About half (48%) employ a combination approach—involving central, regional and local operational resources—to manage their global agency compensation.
In addition, 75% of global respondents reported that corporate procurement departments are significantly involved in the management and negotiation of agency compensation. Of this number:
47% say the process is procurement-led with marketing support
28% say the process is marketing-led with procurement support
“While many global marketers may establish their approach to agency compensation at corporate headquarters, most need to rely on their regional and local operations, in combination with their procurement colleagues, to effectively address significant differences in local costs, practices, laws and cultures,” Beals said.

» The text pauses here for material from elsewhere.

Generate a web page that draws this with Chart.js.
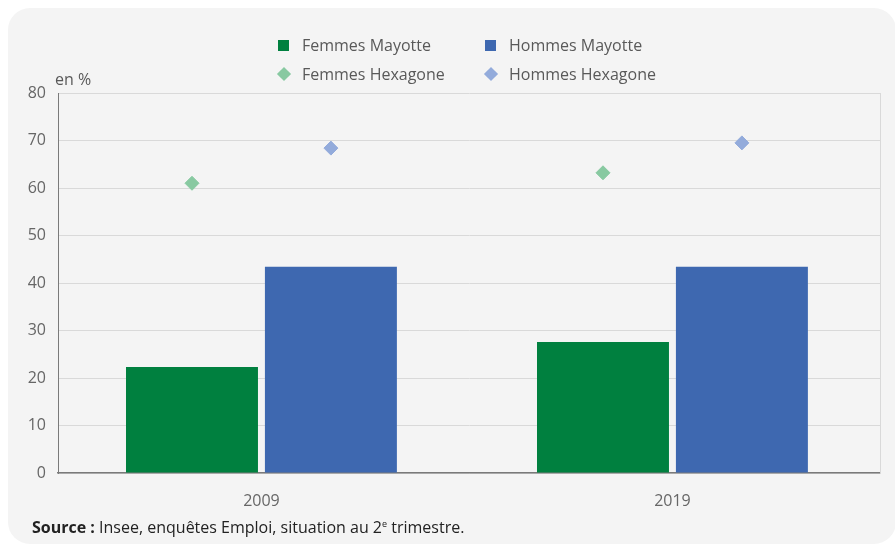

A number of open-ended questions provided the following four insights:
1. Gaining alignment on goals, strategies and approaches, both within the client’s organization and between the client and agency global operations
2. Effectively addressing the needs of both the global organization and its local operations
3. Dealing with country-by-country differences in compensation rates, languages, cultures, laws and practices, as well as with the “I know what is best” local mindset within client organizations
4. Structuring and managing performance incentive compensation arrangements that address both global and local region / country goals and needs
Methodology This ANA Global Agency Compensation Study was fielded online in February and March of 2012. In total, 71 client-side marketers participated from global marketing organizations including Brown-Forman, Dell, Ford, IBM, Intel, Johnson & Johnson and Merck. Marketers operating in nearly 40 countries across all continents were polled.